Deliberate failure to pay child support is a misdemeanor punishable by up to a year in jail, but Damerville estimated only a half-dozen or so people have been arrested for nonpayment in recent decades. Only one was successfully prosecuted, he said.

Now, the Big Island has a federal grant of $103,250 to hire an investigator and a paralegal to build criminal cases against deadbeat parents. State and county officials expect the new unit will work closely with the Child Support Enforcement Agency in the state attorney general's office to identify cases ripe for prosecution.

Cases will be pursued only when there is evidence the responsible parents have the ability to pay, but are lying about their income or hiding assets to avoid paying, said Big Island First Deputy Prosecutor Charlene Iboshi. The county is not interested in pursuing criminal cases when parents are disabled or cannot pay for legitimate reasons, she said.

TOO MANY SCOFFLAWS

The criminal cases are important because "there's still a large number out there who aren't getting the message, and they won't get the message until they're standing in front of a judge or a jury, and face the possible sanction of jail," Damerville said.

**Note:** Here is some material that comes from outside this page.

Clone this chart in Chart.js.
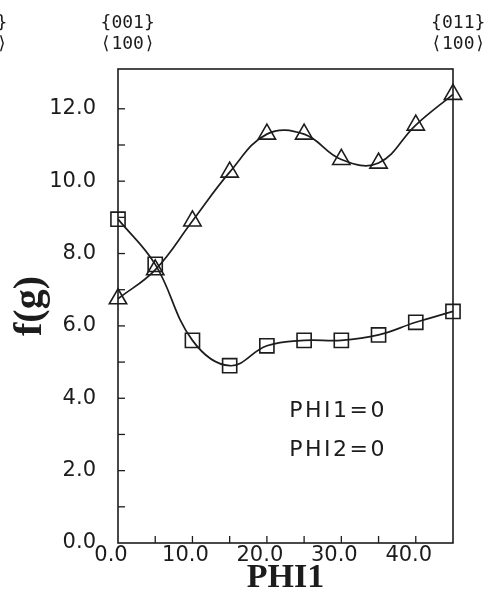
<!DOCTYPE html>
<html>
<head>
<meta charset="utf-8">
<script src="https://cdn.jsdelivr.net/npm/chart.js"></script>
<style>
  html, body { margin: 0; padding: 0; background: #fff; }
  #wrap { width: 485px; height: 599px; }
</style>
</head>
<body>
<div id="wrap"><canvas id="c" width="485" height="599"></canvas></div>
<script>
// values
const phi1 = [0, 5, 10, 15, 20, 25, 30, 35, 40, 45];
const squares = [8.95, 7.7, 5.6, 4.9, 5.45, 5.6, 5.6, 5.75, 6.1, 6.4];
const triangles = [6.75, 7.55, 8.9, 10.25, 11.3, 11.3, 10.6, 10.5, 11.55, 12.4];
const yTicks = [0, 2, 4, 6, 8, 10, 12];
const xTicks = [0, 10, 20, 30, 40];
// orientation labels along the top: {plane} over <direction>
const topLabels = [
  { at: -18.5, plane: '{001}', dir: '\u27E8100\u27E9' },
  { at: 1.3, plane: '{001}', dir: '\u27E8100\u27E9' },
  { at: 45.7, plane: '{011}', dir: '\u27E8100\u27E9' }
];
const notes = ['PHI1=0', 'PHI2=0'];

const ink = '#1c1c1c';
const tickFont = { family: 'DejaVu Sans', size: 21 };

const frame = {
  id: 'frame',
  afterDraw(chart) {
    const { ctx, chartArea: a, scales } = chart;
    const xs = scales.x, ys = scales.y;
    ctx.save();
    ctx.strokeStyle = ink;
    ctx.lineWidth = 1.6;
    ctx.strokeRect(a.left, a.top, a.right - a.left, a.bottom - a.top);
    // inward ticks
    ctx.lineWidth = 1.3;
    for (let v = 1; v <= 12; v++) {
      const y = ys.getPixelForValue(v);
      ctx.beginPath(); ctx.moveTo(a.left, y); ctx.lineTo(a.left + 7, y); ctx.stroke();
    }
    for (let v = 5; v < 45; v += 5) {
      const x = xs.getPixelForValue(v);
      ctx.beginPath(); ctx.moveTo(x, a.bottom); ctx.lineTo(x, a.bottom - 7); ctx.stroke();
    }
    // top labels
    ctx.fillStyle = ink;
    ctx.font = '18px "DejaVu Sans Mono"';
    ctx.textAlign = 'center';
    ctx.textBaseline = 'middle';
    topLabels.forEach(t => {
      const x = xs.getPixelForValue(t.at);
      ctx.fillText(t.plane, x, 23);
      ctx.fillText(t.dir, x, 44);
    });
    // in-plot notes
    ctx.font = '22px "DejaVu Sans"';
    ctx.textAlign = 'left';
    ctx.letterSpacing = '2.5px';
    notes.forEach((n, i) => ctx.fillText(n, xs.getPixelForValue(23), ys.getPixelForValue(3.65 - i * 1.1)));
    ctx.restore();
  }
};

const makeSet = (vals, shape) => ({
  data: phi1.map((x, i) => ({ x, y: vals[i] })),
  borderColor: ink,
  borderWidth: 1.7,
  tension: 0.4,
  pointStyle: shape,
  pointRadius: 10,
  pointBorderWidth: 1.6,
  pointBorderColor: ink,
  pointBackgroundColor: 'rgba(0,0,0,0)',
  clip: false
});

new Chart(document.getElementById('c'), {
  type: 'line',
  data: {
    datasets: [makeSet(squares, 'rect'), makeSet(triangles, 'triangle')]
  },
  options: {
    responsive: false,
    animation: false,
    layout: { padding: { left: 0, top: 69, right: 32, bottom: 0 } },
    plugins: { legend: { display: false }, tooltip: { enabled: false } },
    scales: {
      x: {
        type: 'linear',
        min: 0, max: 45,
        grid: { display: false },
        border: { display: false },
        afterFit: s => { s.height = 56; },
        afterBuildTicks: s => { s.ticks = xTicks.map(v => ({ value: v })); },
        ticks: { color: ink, font: tickFont, padding: -8, labelOffset: -7, maxRotation: 0,
          callback: v => v.toFixed(1) },
        title: { display: true, text: 'PHI1', color: ink, padding: { top: 0, bottom: 0 },
          font: { family: 'Liberation Serif', size: 34, weight: 'bold' } }
      },
      y: {
        min: 0, max: 13.1,
        grid: { display: false },
        border: { display: false },
        afterFit: s => { s.width = 118; },
        afterBuildTicks: s => { s.ticks = yTicks.map(v => ({ value: v })); },
        ticks: { color: ink, font: tickFont, padding: 14, callback: v => v.toFixed(1) },
        title: { display: true, text: 'f(g)', color: ink, padding: { top: 7, bottom: 0 },
          font: { family: 'Liberation Serif', size: 40, weight: 'bold' } }
      }
    }
  },
  plugins: [frame]
});
</script>
</body>
</html>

A similar strategy of filing criminal cases against state tax cheats improved the compliance rate as word circulated that people were being prosecuted, said Damerville, who was involved in that effort as a deputy attorney general.

Damerville said his office intends to follow each criminal child-support case "wherever it takes us." For example, some people may be dodging taxes as well as child-support obligations, and some employers pay cash to help their workers to avoid child-support obligations, he said.

Those cash jobs may violate a number of employment and tax laws, and "we are going to investigate and prosecute, and that's the way it's going to be," Damerville said.

"The biggest asset that Hawai'i has — we don't have oil, we don't have gas, we don't have gold, or huge manufacturing plants — our No. 1 asset is our children, and you just cause insurmountable damage to children in a situation where you, as the noncustodial parent, are not doing your share," he said.